Dolarizasyon tersine döner mi?

Yüksek enflasyonda paranızın satın alma gücü azalır. Satın alma gücünü korumak isteyenler, uygun faizle borçlanmanın da desteği ile öncelikle taşınır-taşınmaz mal talebini artırırlar ki fiyat yükselişleri karşısında kendilerini koruyabilsinler…

İkincisi de en az enflasyon kadar faiz talep ederler. Eğer enflasyon kadar faiz yoksa para tercihlerini ulusal paradan daha “sağlam ve konvertibl” paralara yönlendirirler. Bu da dolarizasyon olarak adlandırılır…

Sorumuz açık enflasyonun bu denli yüksek platoya ulaştığı dönemde mevduat faizi daha düşük düzeyde oluşur ise dolarizasyon devam eder. Sadece arada kar realizasyonları gerçekleşir.
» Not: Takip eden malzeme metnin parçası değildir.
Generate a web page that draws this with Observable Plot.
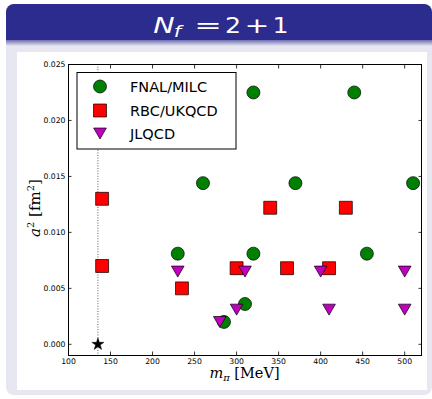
<!DOCTYPE html>
<html><head><meta charset="utf-8">
<script src="https://cdn.jsdelivr.net/npm/d3@7"></script>
<script src="https://cdn.jsdelivr.net/npm/@observablehq/plot@0.6"></script>
<style>
body{margin:0;background:#fff;width:432px;height:399px;overflow:hidden;position:relative;font-family:"DejaVu Sans",sans-serif}
#block{position:absolute;left:6px;top:4px;width:426px;height:391px;border-radius:8px;background:#e7e7f1;overflow:hidden}
#head{position:absolute;left:0;top:0;width:100%;height:36px;background:#2c2c8e}
#shade{position:absolute;left:0;top:36px;width:100%;height:6px;background:linear-gradient(#6e6eb0,#e7e7f1)}
#inner{position:absolute;left:11px;top:48px;width:410px;height:338px;background:#fff}
#head svg{position:absolute;left:0;top:0}
</style>
</head><body>
<div id="block">
  <div id="head">
    <svg width="426" height="36" font-family="DejaVu Sans, sans-serif" fill="#fff" text-anchor="middle">
      <text transform="translate(158,29) scale(1.3,1)" font-size="22" font-style="italic">N</text>
      <text transform="translate(171.5,33) scale(1.3,1)" font-size="16" font-style="italic">f</text>
      <text transform="translate(202,29) scale(1.5,1)" font-size="22">=</text>
      <text transform="translate(227,29) scale(1.15,1)" font-size="22">2</text>
      <text transform="translate(251,29) scale(1.35,1)" font-size="22">+</text>
      <text transform="translate(274.5,29) scale(1.15,1)" font-size="22">1</text>
    </svg>
  </div>
  <div id="shade"></div>
  <div id="inner"></div>
</div>
<script>
// ---- data ----
const fnalX = [230, 260, 320, 440, 370, 510, 320, 455, 310, 285];
const fnalY = [0.0081, 0.0144, 0.0225, 0.0225, 0.0144, 0.0144, 0.0081, 0.0081, 0.0036, 0.0020];
const rbcX = [140, 140, 235, 340, 430, 300, 360, 410];
const rbcY = [0.0130, 0.0070, 0.0050, 0.0122, 0.0122, 0.0068, 0.0068, 0.0068];
const jlqcdX = [230, 310, 400, 500, 300, 410, 500, 280];
const jlqcdY = [0.0065, 0.0065, 0.0065, 0.0065, 0.0031, 0.0031, 0.0031, 0.0020];
const physicalX = [135];
const physicalY = [0];
const xTicks = [100, 150, 200, 250, 300, 350, 400, 450, 500];
const yTicks = [0.000, 0.005, 0.010, 0.015, 0.020, 0.025];
const seriesNames = ["FNAL/MILC", "RBC/UKQCD", "JLQCD"];

const zip = (xs, ys) => xs.map((x, i) => ({x, y: ys[i]}));
const fnal = zip(fnalX, fnalY);
const rbc = zip(rbcX, rbcY);
const jlqcd = zip(jlqcdX, jlqcdY);
const physical = zip(physicalX, physicalY);

const green = "#008000", red = "#ff0000", magenta = "#bf00bf";
const tickOpts = {ticks: xTicks, tickSize: -3.5, tickFormat: () => "", label: null, strokeWidth: 0.8};
const ytickOpts = {ticks: yTicks, tickSize: -3.5, tickFormat: () => "", label: null, strokeWidth: 0.8};

const plot = Plot.plot({
  width: 410, height: 338,
  marginLeft: 51, marginRight: 6, marginTop: 12, marginBottom: 35,
  x: {domain: [100, 520]},
  y: {domain: [-0.001, 0.025]},
  style: {fontFamily: "DejaVu Sans, sans-serif", fontSize: "7.7px", background: "white", color: "black", overflow: "visible"},
  marks: [
    Plot.ruleX(physicalX, {stroke: "#333", strokeWidth: 0.8, strokeDasharray: "1,1.6"}),
    Plot.dot(fnal, {x: "x", y: "y", symbol: "circle", r: 6.5, fill: green, stroke: "black", strokeWidth: 0.7}),
    Plot.dot(rbc, {x: "x", y: "y", symbol: "square", r: 7.3, fill: red, stroke: "black", strokeWidth: 0.7}),
    Plot.dot(jlqcd, {x: "x", y: "y", symbol: "triangle", r: 4.7, rotate: 180, dy: -1.8, fill: magenta, stroke: "black", strokeWidth: 0.7}),
    Plot.dot(physical, {x: "x", y: "y", symbol: "star", r: 3.8, fill: "black", stroke: "black", strokeWidth: 0.5}),
    Plot.frame({stroke: "black", strokeWidth: 1}),
    Plot.axisX({anchor: "bottom", ...tickOpts}),
    Plot.axisX({anchor: "top", ...tickOpts}),
    Plot.axisY({anchor: "left", ...ytickOpts}),
    Plot.axisY({anchor: "right", ...ytickOpts}),
    Plot.axisX({anchor: "bottom", ticks: xTicks, tickSize: 0, tickPadding: 3, tickFormat: d3.format("d"), label: null}),
    Plot.axisY({anchor: "left", ticks: yTicks, tickSize: 0, tickPadding: 3, tickFormat: d3.format(".3f"), label: null})
  ]
});

const svg = d3.select(plot);
// axis labels
const xl = svg.append("text").attr("x", 227.5).attr("y", 326).attr("text-anchor", "middle")
  .attr("font-family", "DejaVu Serif, serif").attr("font-size", 14.5).attr("fill", "black");
xl.append("tspan").attr("font-style", "italic").text("m");
xl.append("tspan").attr("font-style", "italic").attr("font-size", 10).attr("dy", 3).text("π");
xl.append("tspan").attr("dy", -3).text(" [MeV]");

const yl = svg.append("text").attr("transform", "translate(23,156) rotate(-90)").attr("text-anchor", "middle")
  .attr("font-family", "DejaVu Serif, serif").attr("font-size", 15).attr("fill", "black");
yl.append("tspan").attr("font-style", "italic").text("a");
yl.append("tspan").attr("font-size", 10).attr("dy", -6).text("2");
yl.append("tspan").attr("dy", 6).text(" [fm");
yl.append("tspan").attr("font-size", 10).attr("dy", -6).text("2");
yl.append("tspan").attr("dy", 6).text("]");

// legend
const lg = svg.append("g").attr("transform", "translate(60,20.5)").attr("text-anchor", "start");
lg.append("rect").attr("width", 159).attr("height", 76.5).attr("fill", "white").attr("stroke", "black").attr("stroke-width", 1);
const sw = [
  {sym: d3.symbolCircle, r: 6.5, fill: green, rot: 0, dy: 0},
  {sym: d3.symbolSquare, r: 7.3, fill: red, rot: 0, dy: 0},
  {sym: d3.symbolTriangle, r: 4.7, fill: magenta, rot: 180, dy: -1.8}
];
const rowY = [14, 38, 61];
seriesNames.forEach((name, i) => {
  const s = sw[i];
  lg.append("path").attr("d", d3.symbol(s.sym, s.r * s.r * Math.PI)())
    .attr("transform", `translate(23,${rowY[i] + s.dy}) rotate(${s.rot})`)
    .attr("fill", s.fill).attr("stroke", "black").attr("stroke-width", 0.7);
  lg.append("text").attr("x", 53).attr("y", rowY[i] + 5.3).attr("font-size", 14.5)
    .attr("text-anchor", "start")
    .attr("font-family", "DejaVu Sans, sans-serif").attr("fill", "black").text(name);
});

document.getElementById("inner").appendChild(plot);
</script>
</body></html>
Resmi doğru okumayanlar da fırsatçı kar realizasyonlarını dolarizasyon azalıyor diye değerlendirir.

Para Nedir?

Enflasyonun yüksek platolarda değişmesinin yol açacağı etkileri düşünürken geçen ay Profesör George Selgin (*) tarafından paranın işlevleri konusunda yazılan makale aklıma geldi…

Genelde paranın üç işlevinden söz edilir: Değişim Aracı, Değer Deposu ve Hesap Birimi…

Selgin makalesinde M.S.Jevons’tan Menger’e tartışmalara değinmiş ve paranın bu üç işlevi üzerinde durmuş…

Bizim paramızın değeri bu kadar istikrasız iken; paranın üç işlevinden ikisini yani değer deposu ve hesap birimi olma işlevini nasıl yerine getirebilir?

Yüksek enflasyon paranın değer deposu olma özelliğini zaten bozuyor. Hesap birimi olmasına gelince de insanlar her şeyi döviz ve/veya altın bazında düşünmeye başlıyor. Örneğin, evi 1.100 bin TL ise 100 bin Euro diye değerlendiriyor ve buna göre endeksleme yapıyor. Şirketler ulusal paranın yanı sıra döviz cinsinden de mali tablo yapıyor ve/veya malının değerini dövize endeksleyerek belirliyor…

Yüksek enflasyonda paranızdan geriye bir tek “değişim aracı olma” işlevi kalıyor…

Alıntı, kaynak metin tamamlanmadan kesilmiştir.